Other Twitter + SPARQL web bot ideas

Of course, there are lots of ways that an RDF/SPARQL-based system can be interfaced with from a Twitter bot. For instance, you could write a script that asks the SPARQL engine for a particular type of resource. I have done this for the archaeological data on linkedarc.net by writing a simple Python Twitter bot that posts a tweet with a link to any one of the images stored on the system. The SPARQL query that gets this information is shown below:

PREFIX ecrm: <http://erlangen-crm.org/current/>
PREFIX la_pp_ont: <http://linkedarc.net/ontology/la_pp/>
PREFIX foaf:  <http://xmlns.com/foaf/0.1/>
PREFIX rdfs: <http://www.w3.org/2000/01/rdf-schema#>

SELECT DISTINCT ?imageSrc ?imageName
WHERE {
	?image a la_pp_ont:LA_E18_Image .
  	?image rdfs:name ?imageName .
	?image foaf:depiction ?imageSrc
} OFFSET 100 LIMIT 1

This asks linkedarc.net for its 100th image resource.
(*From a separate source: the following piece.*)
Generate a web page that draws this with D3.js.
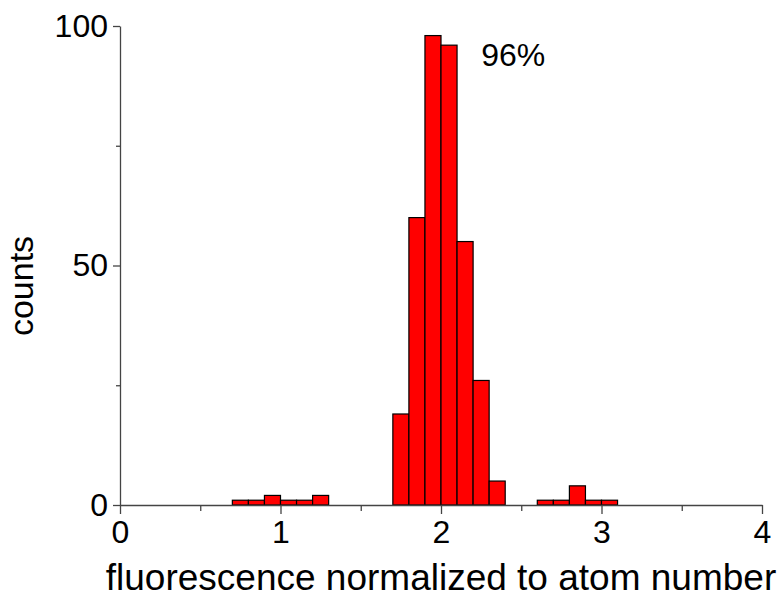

It also gets the name and URL for the image in question. The script first asks the SPARQL server for the amount of images in the dataset. It then picks a random number between 1 and the image count and uses this as the value for the OFFSET parameter in the SPARQL call. This means that each time the script is run, it should return a different image. Again, I have set this up on the linkedarc.net server to run as a scheduled crontab task.